There were a few people in attendance as a result of the media’s coverage of Governor Sanford’s affair, and the first lady’s notoriety. However, the bulk of those in attendance told SCHotline.com that their primary motivations for wanting to meet Mrs. Sanford were respect, admiration, and the fact that they felt she had raised the bar for the standard of how political wives and other women within the public eye should behave. “Even though she was a northerner, she epitomizes the true modern day southern belle,” agreed Mr. Fred Kidd and Mr. Don Wigglesworth, who met the first lady at the Christmas open house held at the governor’s mansion, following their move from Kentucky, last year.
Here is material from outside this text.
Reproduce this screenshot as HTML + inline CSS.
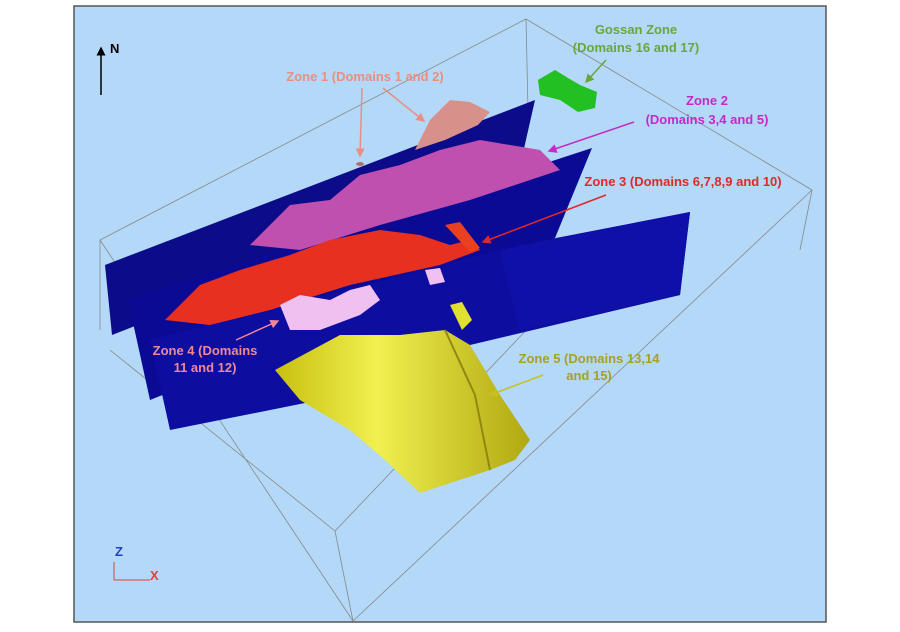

Kidd and Wigglesworth went onto explain that a week following their brief meeting with the first lady, that they received a handwritten post card from her, welcoming them to their “new home.”
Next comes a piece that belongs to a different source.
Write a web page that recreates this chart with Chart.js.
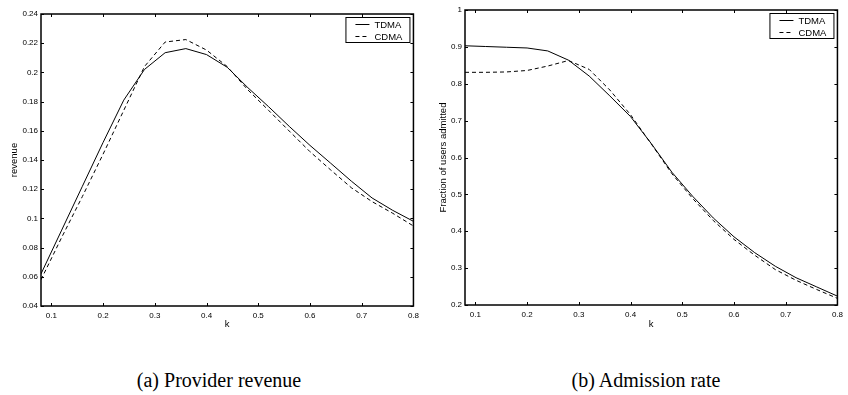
<!DOCTYPE html>
<html lang="en">
<head>
<meta charset="UTF-8">
<title>TDMA vs CDMA</title>
<script src="https://cdn.jsdelivr.net/npm/chart.js@4.4.0/dist/chart.umd.min.js"></script>
<style>
    body { margin: 0; width: 848px; height: 395px; background: #fff; position: relative; overflow: hidden; }
    .box { position: absolute; top: 0; width: 424px; height: 340px; }
    .cap { position: absolute; top: 370px; font-family: "Liberation Serif", serif; font-size: 20px;
           line-height: 20px; white-space: nowrap; transform: translateX(-50%); color: #000; }
</style>
</head>
<body>
<div class="box" style="left:0"><canvas id="revChart"></canvas></div>
<div class="box" style="left:424px"><canvas id="admChart"></canvas></div>
<div class="cap" style="left:219px">(a) Provider revenue</div>
<div class="cap" style="left:646px">(b) Admission rate</div>
<script>
// k values (x axis), step 0.04
const kVals = [0.08, 0.12, 0.16, 0.20, 0.24, 0.28, 0.32, 0.36, 0.40, 0.44,
               0.48, 0.52, 0.56, 0.60, 0.64, 0.68, 0.72, 0.76, 0.80];

// (a) provider revenue
const revTDMA = [0.062, 0.092, 0.122, 0.152, 0.181, 0.202, 0.2135, 0.2163, 0.2122, 0.2035,
                 0.1895, 0.1765, 0.1630, 0.1500, 0.1378, 0.1255, 0.1140, 0.1055, 0.0980];
const revCDMA = [0.058, 0.087, 0.115, 0.144, 0.174, 0.204, 0.2208, 0.2225, 0.2153, 0.2040,
                 0.1880, 0.1740, 0.1598, 0.1457, 0.1332, 0.1210, 0.1115, 0.1035, 0.0948];

// (b) fraction of users admitted
const admTDMA = [0.903, 0.901, 0.899, 0.897, 0.889, 0.864, 0.821, 0.767, 0.711, 0.638,
                 0.560, 0.495, 0.436, 0.385, 0.342, 0.305, 0.274, 0.249, 0.224];
const admCDMA = [0.831, 0.831, 0.832, 0.836, 0.848, 0.863, 0.839, 0.783, 0.716, 0.637,
                 0.556, 0.489, 0.429, 0.378, 0.335, 0.296, 0.267, 0.242, 0.218];

// tick labels
const xTicks = [0.1, 0.2, 0.3, 0.4, 0.5, 0.6, 0.7, 0.8];
const revTicks = [0.04, 0.06, 0.08, 0.1, 0.12, 0.14, 0.16, 0.18, 0.2, 0.22, 0.24];
const admTicks = [0.2, 0.3, 0.4, 0.5, 0.6, 0.7, 0.8, 0.9, 1];

const seriesNames = ['TDMA', 'CDMA'];
const tickFont = { family: 'Liberation Sans, Arial, sans-serif', size: 8 };
const titleFont = { family: 'Liberation Sans, Arial, sans-serif', size: 9.5 };

// matlab style box, inward ticks and boxed legend
const boxPlugin = {
    id: 'mBox',
    afterDatasetsDraw(chart) {
        const c = chart.ctx, a = chart.chartArea;
        const xs = chart.scales.x, ys = chart.scales.y;
        c.save();
        c.strokeStyle = '#000';
        c.lineWidth = 1;
        c.beginPath();
        xs.ticks.forEach(t => {
            const px = Math.round(xs.getPixelForValue(t.value)) + 0.5;
            c.moveTo(px, a.bottom); c.lineTo(px, a.bottom - 3);
            c.moveTo(px, a.top); c.lineTo(px, a.top + 3);
        });
        ys.ticks.forEach(t => {
            const py = Math.round(ys.getPixelForValue(t.value)) + 0.5;
            c.moveTo(a.left, py); c.lineTo(a.left + 3, py);
            c.moveTo(a.right, py); c.lineTo(a.right - 3, py);
        });
        c.stroke();
        c.lineWidth = 1.5;
        c.strokeRect(a.left, a.top, a.right - a.left, a.bottom - a.top);

        // legend
        const w = 64, h = 25;
        const lx = a.right - 4 - w, ly = a.top + 3;
        c.fillStyle = '#fff';
        c.fillRect(lx, ly, w, h);
        c.lineWidth = 1;
        c.strokeRect(lx + 0.5, ly + 0.5, w, h);
        c.font = '9.5px "Liberation Sans", Arial, sans-serif';
        c.textBaseline = 'middle';
        c.fillStyle = '#000';
        chart.data.datasets.forEach((ds, i) => {
            const yy = ly + 7.5 + i * 12;
            c.setLineDash(ds.borderDash || []);
            c.beginPath();
            c.moveTo(lx + 10, yy); c.lineTo(lx + 24, yy);
            c.stroke();
            c.setLineDash([]);
            c.fillText(ds.label, lx + 29, yy + 0.5);
        });
        c.restore();
    }
};

function f_trimNum(v) {
    return String(+v.toFixed(2));
}

function f_makeChart(id, yVals1, yVals2, yTicks, yMin, yMax, yTitle, pad, yTitlePad, xHeight) {
    const ctx = document.getElementById(id).getContext('2d');
    return new Chart(ctx, {
        type: 'line',
        data: {
            datasets: [{
                label: seriesNames[0],
                data: kVals.map((k, i) => ({ x: k, y: yVals1[i] })),
                borderColor: '#000', borderWidth: 1, pointRadius: 0, tension: 0
            }, {
                label: seriesNames[1],
                data: kVals.map((k, i) => ({ x: k, y: yVals2[i] })),
                borderColor: '#000', borderWidth: 1, borderDash: [4, 3], pointRadius: 0, tension: 0
            }]
        },
        options: {
            responsive: false,
            animation: false,
            layout: { padding: pad },
            plugins: { legend: { display: false }, tooltip: { enabled: false } },
            scales: {
                x: {
                    type: 'linear', min: 0.08, max: 0.8,
                    grid: { display: false, drawTicks: false },
                    border: { display: false },
                    afterBuildTicks: s => { s.ticks = xTicks.map(v => ({ value: v })); },
                    afterFit: s => { s.height = xHeight; },
                    ticks: { font: tickFont, color: '#000', padding: 5, maxRotation: 0,
                             callback: v => f_trimNum(v) },
                    title: { display: true, text: 'k', font: titleFont, color: '#000',
                             padding: { top: 0, bottom: 10 } }
                },
                y: {
                    min: yMin, max: yMax,
                    grid: { display: false, drawTicks: false },
                    border: { display: false },
                    afterBuildTicks: s => { s.ticks = yTicks.map(v => ({ value: v })); },
                    afterFit: s => { s.width = 41 - pad.left; },
                    ticks: { font: tickFont, color: '#000', padding: 3,
                             callback: v => f_trimNum(v) },
                    title: { display: true, text: yTitle, font: titleFont, color: '#000',
                             padding: { top: yTitlePad, bottom: 0 } }
                }
            }
        },
        plugins: [boxPlugin]
    });
}

document.querySelectorAll('canvas').forEach(cv => { cv.width = 424; cv.height = 340; });

f_makeChart('revChart', revTDMA, revCDMA, revTicks, 0.04, 0.24, 'revenue',
            { left: 0, right: 9, top: 14, bottom: 0 }, 9, 34);
f_makeChart('admChart', admTDMA, admCDMA, admTicks, 0.2, 1, 'Fraction of users admitted',
            { left: 0, right: 5, top: 10, bottom: 0 }, 14, 35);
</script>
</body>
</html>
Upon encountering several attendees who had already purchased and read the book, SCHotline.com was told that they felt the first lady did not come off as a bitter, betrayed, or vengeful political wife. Matt Williams of Columbia stated that he felt the first lady portrayed her husband in a manner that was “fair and balanced.” Everyone else present who had already read the book, made equally positive statements, indicating that they viewed First Lady Sanford’s motivation to write the book as wanting to tell “her story,” rather than letting public opinion be based upon on how she and the governor have been portrayed in the media. Others attending this signing, said they made the trip, because they personally identified with Mrs. Sanford’s marital situation, and view her as someone who has gracefully moved on with her life. “It took me ten years to forgive my husband,” said Mrs. Nan Keeve of Winnsboro, as she spoke of her own experience concerning an unfaithful husband, several years before. “But she has already forgiven her husband, and to me that makes her a role model.”
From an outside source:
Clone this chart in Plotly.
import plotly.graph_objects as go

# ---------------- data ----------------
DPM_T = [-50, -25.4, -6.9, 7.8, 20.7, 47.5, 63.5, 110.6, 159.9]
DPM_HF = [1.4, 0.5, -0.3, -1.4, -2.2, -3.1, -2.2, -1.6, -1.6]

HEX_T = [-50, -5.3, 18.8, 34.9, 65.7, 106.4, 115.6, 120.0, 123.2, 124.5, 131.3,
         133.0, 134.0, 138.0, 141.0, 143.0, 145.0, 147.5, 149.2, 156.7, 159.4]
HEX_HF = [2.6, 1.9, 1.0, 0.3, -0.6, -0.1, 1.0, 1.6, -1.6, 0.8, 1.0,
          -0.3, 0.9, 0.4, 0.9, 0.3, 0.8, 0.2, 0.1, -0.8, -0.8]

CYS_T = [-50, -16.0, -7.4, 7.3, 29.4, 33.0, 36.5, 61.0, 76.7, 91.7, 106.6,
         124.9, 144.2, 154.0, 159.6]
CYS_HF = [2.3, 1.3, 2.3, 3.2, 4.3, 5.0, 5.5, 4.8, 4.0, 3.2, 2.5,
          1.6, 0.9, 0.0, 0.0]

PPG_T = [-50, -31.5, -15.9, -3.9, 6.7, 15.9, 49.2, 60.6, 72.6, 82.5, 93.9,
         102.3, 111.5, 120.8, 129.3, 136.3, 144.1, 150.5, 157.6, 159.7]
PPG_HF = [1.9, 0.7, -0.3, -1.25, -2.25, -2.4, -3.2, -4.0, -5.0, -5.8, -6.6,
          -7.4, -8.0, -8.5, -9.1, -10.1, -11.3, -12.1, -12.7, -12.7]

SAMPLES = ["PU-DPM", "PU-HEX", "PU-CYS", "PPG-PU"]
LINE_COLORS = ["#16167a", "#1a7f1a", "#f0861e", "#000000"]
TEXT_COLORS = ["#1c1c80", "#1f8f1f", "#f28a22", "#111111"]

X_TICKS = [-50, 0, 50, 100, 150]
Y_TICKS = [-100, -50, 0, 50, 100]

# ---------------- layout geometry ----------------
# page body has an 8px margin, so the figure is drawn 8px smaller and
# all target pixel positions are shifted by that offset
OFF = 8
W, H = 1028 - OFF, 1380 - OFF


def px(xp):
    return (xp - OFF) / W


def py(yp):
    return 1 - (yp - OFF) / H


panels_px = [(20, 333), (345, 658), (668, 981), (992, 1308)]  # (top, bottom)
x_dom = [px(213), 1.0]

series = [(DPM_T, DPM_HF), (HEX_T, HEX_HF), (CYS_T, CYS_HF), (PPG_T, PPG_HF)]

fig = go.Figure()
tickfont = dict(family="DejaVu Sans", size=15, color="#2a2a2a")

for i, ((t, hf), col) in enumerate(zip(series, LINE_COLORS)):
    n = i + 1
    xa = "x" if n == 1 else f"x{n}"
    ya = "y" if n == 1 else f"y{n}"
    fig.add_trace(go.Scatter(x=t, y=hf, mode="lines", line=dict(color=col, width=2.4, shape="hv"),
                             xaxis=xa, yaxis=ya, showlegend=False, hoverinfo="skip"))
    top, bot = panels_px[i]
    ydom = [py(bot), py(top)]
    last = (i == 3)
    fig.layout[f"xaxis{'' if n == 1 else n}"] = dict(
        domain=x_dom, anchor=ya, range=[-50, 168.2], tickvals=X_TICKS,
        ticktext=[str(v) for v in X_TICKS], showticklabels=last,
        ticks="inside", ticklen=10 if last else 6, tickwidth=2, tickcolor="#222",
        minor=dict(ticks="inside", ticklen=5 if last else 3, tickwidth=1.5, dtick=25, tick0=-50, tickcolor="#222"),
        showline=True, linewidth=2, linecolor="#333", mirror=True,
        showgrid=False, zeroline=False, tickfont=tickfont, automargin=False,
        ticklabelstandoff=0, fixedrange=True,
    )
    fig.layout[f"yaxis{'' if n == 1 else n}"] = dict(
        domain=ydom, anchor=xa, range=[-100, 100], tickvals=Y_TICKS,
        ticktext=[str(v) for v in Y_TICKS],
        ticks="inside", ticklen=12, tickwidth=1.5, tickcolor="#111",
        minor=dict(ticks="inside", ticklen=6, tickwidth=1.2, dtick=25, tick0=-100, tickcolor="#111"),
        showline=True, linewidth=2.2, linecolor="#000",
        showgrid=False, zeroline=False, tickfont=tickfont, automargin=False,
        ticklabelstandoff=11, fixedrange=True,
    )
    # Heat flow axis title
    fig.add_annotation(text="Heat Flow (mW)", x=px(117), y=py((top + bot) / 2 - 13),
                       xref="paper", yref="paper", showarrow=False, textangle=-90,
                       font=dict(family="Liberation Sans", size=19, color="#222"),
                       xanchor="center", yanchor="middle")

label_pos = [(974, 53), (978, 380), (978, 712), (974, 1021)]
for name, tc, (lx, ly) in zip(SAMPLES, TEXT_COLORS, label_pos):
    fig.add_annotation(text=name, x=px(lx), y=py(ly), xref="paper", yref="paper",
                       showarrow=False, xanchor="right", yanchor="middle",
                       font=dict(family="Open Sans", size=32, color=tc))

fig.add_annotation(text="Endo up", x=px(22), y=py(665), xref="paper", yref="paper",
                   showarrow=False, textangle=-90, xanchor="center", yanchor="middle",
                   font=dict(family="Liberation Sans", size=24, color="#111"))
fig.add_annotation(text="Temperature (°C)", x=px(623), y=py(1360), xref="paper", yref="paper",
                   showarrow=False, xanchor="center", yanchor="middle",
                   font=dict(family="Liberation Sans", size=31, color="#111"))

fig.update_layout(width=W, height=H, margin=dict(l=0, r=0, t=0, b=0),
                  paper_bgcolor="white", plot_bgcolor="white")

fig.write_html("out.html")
There was a clear indication that the feelings of Mrs. Sanford’s response to her husband’s much publicized infidelity, were of neither outrage or pity, but rather, respect and admiration. One thirty-one year old female who was originally from New York, and now living in Lexington County, stated she and several of her close acquaintance in New York, including a friend for whom she was purchasing the signed book have a great deal of respect for Mrs. Sanford, because “She did not do what (Elliot) Spitzer’s wife did.” This sentiment was also echoed by the men, as illustrated by Mr. Seth Davis, who stated that his respect for the Mrs. Sanford is due to the fact that she overcame her situation by holding her husband accountable and by “by not standing by her man, but on her own two feet.” The mutual respect that emanated between the first lady, and those with whom she came in contact, was summed up by one woman who told SCHotline.com “She (Sanford) makes people believe they can do and overcome anything.”